BIG #193

Publié le 03 mars 2023

Le code a changé

Fin de cycle ou fin d’un monde ? En tout état de cause, la période est aux grandes tectoniques des plaques. Dans un environnement relativement inédit, l’immobilier se débat entre tant d’injonctions contradictoires qu’il lui est parfois difficile de garder le cap. Les conditions financières – avec une hausse brutale des taux d’intérêt et une volatilité forte – ont changé. Les conditions économiques – avec le retour de l’inflation que les moins de 25 ans ne peuvent pas connaître – ont changé. Les conditions géopolitiques – avec la guerre entre l’Ukraine et la Russie qui alimente notamment des tensions sur l’énergie – ont changé. Ce sont ces ruptures de cycles que l’industrie immobilière traverse de front.

Le grand écart est partout. Sur le front des segments, le marché de l’investissement est à l’arrêt tandis que le marché de la location bat des records jamais atteints à Paris intra-muros et se lamente une fois le Périphérique passé. Sur le front des classes d’actifs, les trajectoires des produits s’affolent. On crie haro sur les centres commerciaux et on alerte sur la surchauffe du produit logistique. On se dispute pour emporter de l’hôtellerie et de la résidence gérée pour compenser l’absence chronique de logements dans les portefeuilles des investisseurs alors même que la pénurie est installée et organisée sur ce marché. Quant au bureau, que déduire d’un actif parisien qui tutoie les sommets quand d’autres, moins bien placés, dévissent lourdement. À l’heure où la France pourrait se diriger lentement, mais sûrement, vers de nouveaux modes et de nouveaux temps de travail. Sur le front des acteurs, enfin, la transition est en marche, hésitant encore entre une industrie d’héritage et le monde des PropTechs dont les survivants profitables sont finalement peau de chagrin.

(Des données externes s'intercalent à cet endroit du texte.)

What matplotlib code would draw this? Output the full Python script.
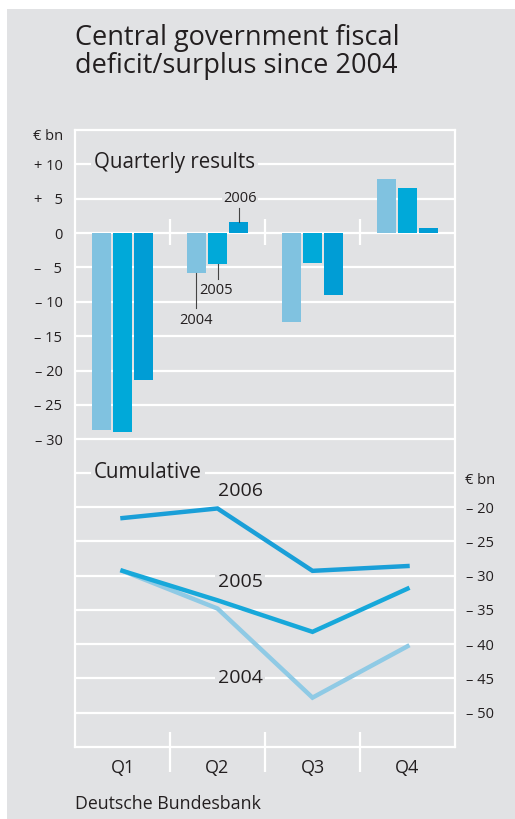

L’immobilier vient de changer de cycle, ou plutôt de monde, celui de l’argent facile et des valorisations élevées, ouvrant une période d’incertitudes, mais aussi d’opportunités où une nouvelle échelle de valeurs devrait s’instaurer. C’est peut-être le retour d’une certaine hiérarchie des actifs, des prix et des stratégies. Aucun acteur de l’immobilier local ou global ne pourra en tout cas faire l’économie d’une stratégie ESG. Après le malthusianisme des années 1980, la destruction créatrice de valeur des années 2010, les prochaines décennies se construiront dans l’immobilier à l’aune du nouveau « driver » du changement climatique, pour reprendre la comparaison avancée par Béatrice Guedj, Head of Research chez Swiss Life Asset Managers.